• **What needs to be done**
Every line of the listing must be reproduced as it stands. Leave the images behind.

• **Data entries**

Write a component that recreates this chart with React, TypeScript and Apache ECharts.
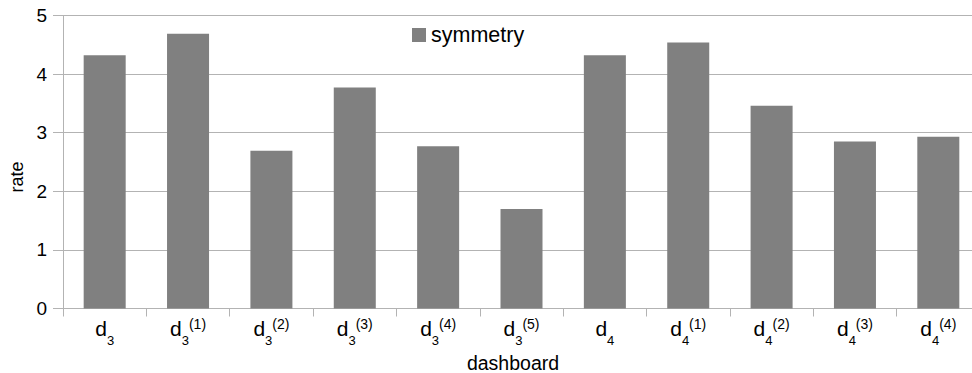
import React, { useEffect, useRef } from 'react';
import * as echarts from 'echarts';

const categories = ['d_3', 'd_3^(1)', 'd_3^(2)', 'd_3^(3)', 'd_3^(4)', 'd_3^(5)', 'd_4', 'd_4^(1)', 'd_4^(2)', 'd_4^(3)', 'd_4^(4)'];
const symmetry = [4.32, 4.69, 2.69, 3.77, 2.77, 1.7, 4.32, 4.54, 3.46, 2.85, 2.93];
const yMin = 0;
const yMax = 5;
const yStep = 1;
const seriesName = 'symmetry';
const xName = 'dashboard';
const yName = 'rate';

const FONT = '"Liberation Sans", Arial, sans-serif';
const AXIS = '#b3b3b3';

function fmtCat(v: string): string {
  const m = /^([^_^]+)(?:_([^_^]+))?(?:\^(.+))?$/.exec(v);
  if (!m) return v;
  let s = `{d|${m[1]}}`;
  if (m[2]) s += `{sub|${m[2]}}`;
  if (m[3]) s += `{sup|${m[3]}}`;
  return s;
}

export default function App() {
  const ref = useRef<HTMLDivElement>(null);
  useEffect(() => {
    if (!ref.current) return;
    const chart = echarts.init(ref.current, null, { renderer: 'svg' });
    chart.setOption({
      animation: false,
      textStyle: { fontFamily: FONT, color: '#000' },
      grid: { left: 63, top: 15.5, right: -8, bottom: 64.5, containLabel: false, outerBoundsMode: 'none' },
      legend: {
        left: 412,
        top: 24,
        padding: 0,
        itemWidth: 14,
        itemHeight: 14,
        icon: 'rect',
        itemGap: 0,
        textStyle: { fontSize: 21.5, color: '#000', fontFamily: FONT, padding: [6, 0, 0, 0] },
        data: [seriesName],
      },
      xAxis: {
        type: 'category',
        data: categories,
        boundaryGap: true,
        name: xName,
        nameLocation: 'middle',
        nameGap: 44,
        nameTextStyle: { fontSize: 19.5, color: '#000', fontFamily: FONT, padding: [0, 17, 0, 0] },
        axisLine: { show: true, lineStyle: { color: AXIS, width: 1 } },
        axisTick: { show: true, length: 8, alignWithLabel: false, lineStyle: { color: AXIS } },
        axisLabel: {
          margin: 0.5,
          interval: 0,
          formatter: fmtCat,
          rich: {
            d: { fontSize: 21, lineHeight: 38, color: '#000', fontFamily: FONT },
            sub: { fontSize: 13, lineHeight: 14, verticalAlign: 'bottom', color: '#000', fontFamily: FONT },
            sup: { fontSize: 14, verticalAlign: 'top', padding: [8, 0, 0, 0], color: '#000', fontFamily: FONT },
          },
        },
        splitLine: { show: false },
      },
      yAxis: {
        type: 'value',
        min: yMin,
        max: yMax,
        interval: yStep,
        name: yName,
        nameLocation: 'middle',
        nameRotate: 90,
        nameGap: 36,
        nameTextStyle: { fontSize: 18, color: '#000', fontFamily: FONT, padding: [0, 30, 0, 0] },
        axisLine: { show: true, lineStyle: { color: AXIS, width: 1 } },
        axisTick: { show: true, length: 10, lineStyle: { color: AXIS } },
        axisLabel: { margin: 16, fontSize: 19, color: '#000', fontFamily: FONT },
        splitLine: { show: true, lineStyle: { color: AXIS, width: 1 } },
      },
      series: [
        {
          name: seriesName,
          type: 'bar',
          data: symmetry,
          barWidth: '50.4%',
          itemStyle: { color: '#808080' },
        },
      ],
    });
    return () => chart.dispose();
  }, []);
  return (
    <div
      ref={ref}
      style={{ position: 'absolute', left: 0, top: 0, width: 972, height: 373, background: '#fff' }}
    />
  );
}
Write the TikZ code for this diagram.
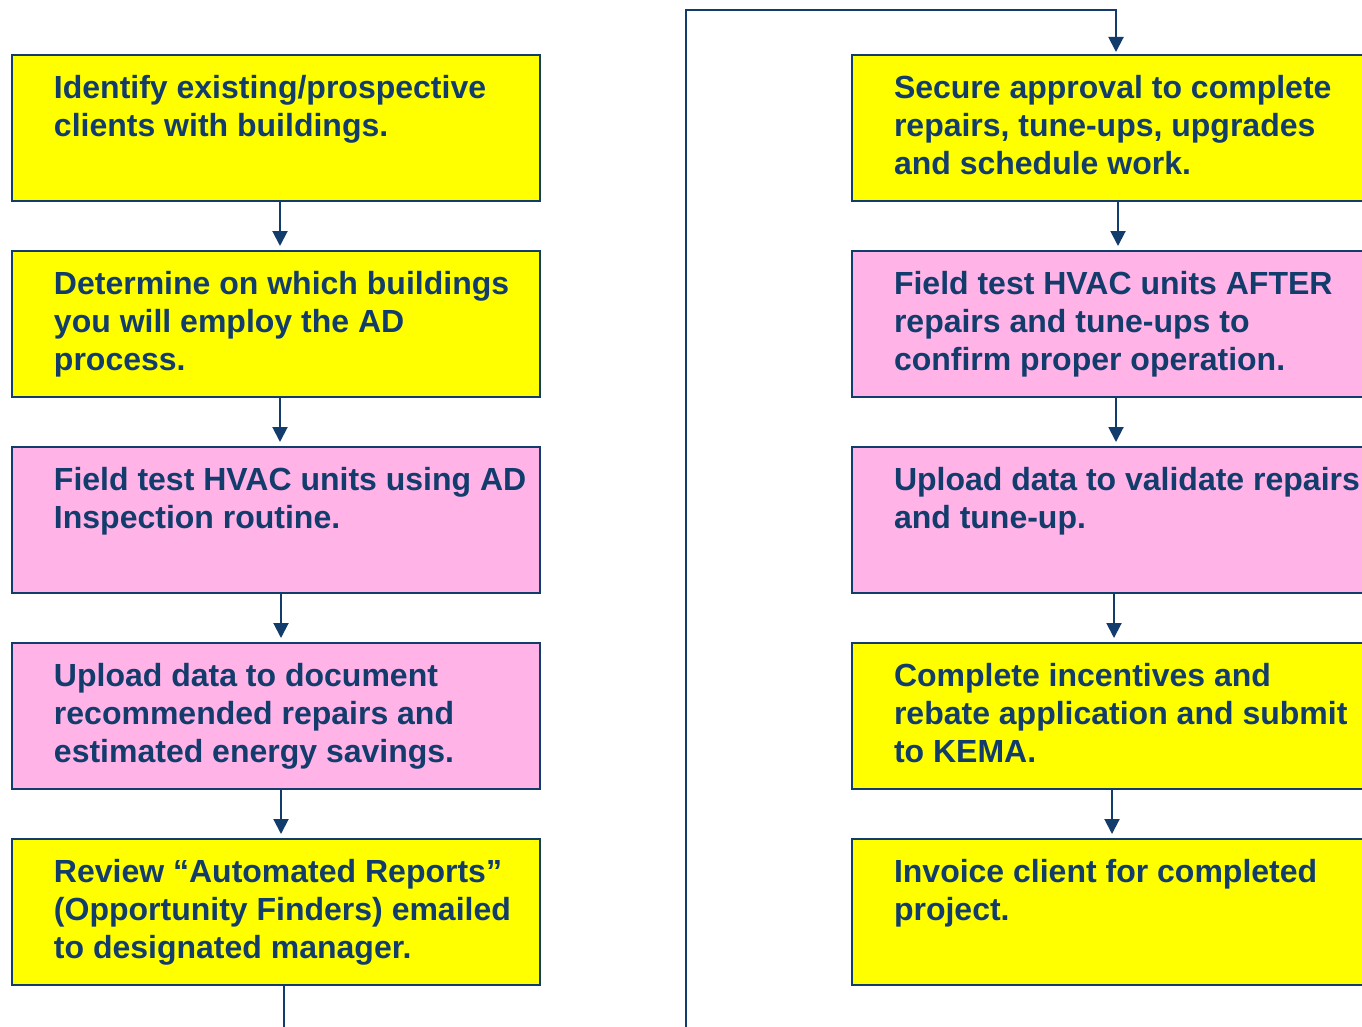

• **Final result**
Write a component that recreates this chart with React, TypeScript and Apache ECharts.
import React, { useEffect, useRef } from 'react';
import * as echarts from 'echarts';

const categories = ['d_3', 'd_3^(1)', 'd_3^(2)', 'd_3^(3)', 'd_3^(4)', 'd_3^(5)', 'd_4', 'd_4^(1)', 'd_4^(2)', 'd_4^(3)', 'd_4^(4)'];
const symmetry = [4.32, 4.69, 2.69, 3.77, 2.77, 1.7, 4.32, 4.54, 3.46, 2.85, 2.93];
const yMin = 0;
const yMax = 5;
const yStep = 1;
const seriesName = 'symmetry';
const xName = 'dashboard';
const yName = 'rate';

const FONT = '"Liberation Sans", Arial, sans-serif';
const AXIS = '#b3b3b3';

function fmtCat(v: string): string {
  const m = /^([^_^]+)(?:_([^_^]+))?(?:\^(.+))?$/.exec(v);
  if (!m) return v;
  let s = `{d|${m[1]}}`;
  if (m[2]) s += `{sub|${m[2]}}`;
  if (m[3]) s += `{sup|${m[3]}}`;
  return s;
}

export default function App() {
  const ref = useRef<HTMLDivElement>(null);
  useEffect(() => {
    if (!ref.current) return;
    const chart = echarts.init(ref.current, null, { renderer: 'svg' });
    chart.setOption({
      animation: false,
      textStyle: { fontFamily: FONT, color: '#000' },
      grid: { left: 63, top: 15.5, right: -8, bottom: 64.5, containLabel: false, outerBoundsMode: 'none' },
      legend: {
        left: 412,
        top: 24,
        padding: 0,
        itemWidth: 14,
        itemHeight: 14,
        icon: 'rect',
        itemGap: 0,
        textStyle: { fontSize: 21.5, color: '#000', fontFamily: FONT, padding: [6, 0, 0, 0] },
        data: [seriesName],
      },
      xAxis: {
        type: 'category',
        data: categories,
        boundaryGap: true,
        name: xName,
        nameLocation: 'middle',
        nameGap: 44,
        nameTextStyle: { fontSize: 19.5, color: '#000', fontFamily: FONT, padding: [0, 17, 0, 0] },
        axisLine: { show: true, lineStyle: { color: AXIS, width: 1 } },
        axisTick: { show: true, length: 8, alignWithLabel: false, lineStyle: { color: AXIS } },
        axisLabel: {
          margin: 0.5,
          interval: 0,
          formatter: fmtCat,
          rich: {
            d: { fontSize: 21, lineHeight: 38, color: '#000', fontFamily: FONT },
            sub: { fontSize: 13, lineHeight: 14, verticalAlign: 'bottom', color: '#000', fontFamily: FONT },
            sup: { fontSize: 14, verticalAlign: 'top', padding: [8, 0, 0, 0], color: '#000', fontFamily: FONT },
          },
        },
        splitLine: { show: false },
      },
      yAxis: {
        type: 'value',
        min: yMin,
        max: yMax,
        interval: yStep,
        name: yName,
        nameLocation: 'middle',
        nameRotate: 90,
        nameGap: 36,
        nameTextStyle: { fontSize: 18, color: '#000', fontFamily: FONT, padding: [0, 30, 0, 0] },
        axisLine: { show: true, lineStyle: { color: AXIS, width: 1 } },
        axisTick: { show: true, length: 10, lineStyle: { color: AXIS } },
        axisLabel: { margin: 16, fontSize: 19, color: '#000', fontFamily: FONT },
        splitLine: { show: true, lineStyle: { color: AXIS, width: 1 } },
      },
      series: [
        {
          name: seriesName,
          type: 'bar',
          data: symmetry,
          barWidth: '50.4%',
          itemStyle: { color: '#808080' },
        },
      ],
    });
    return () => chart.dispose();
  }, []);
  return (
    <div
      ref={ref}
      style={{ position: 'absolute', left: 0, top: 0, width: 972, height: 373, background: '#fff' }}
    />
  );
}
Write the TikZ code for this diagram.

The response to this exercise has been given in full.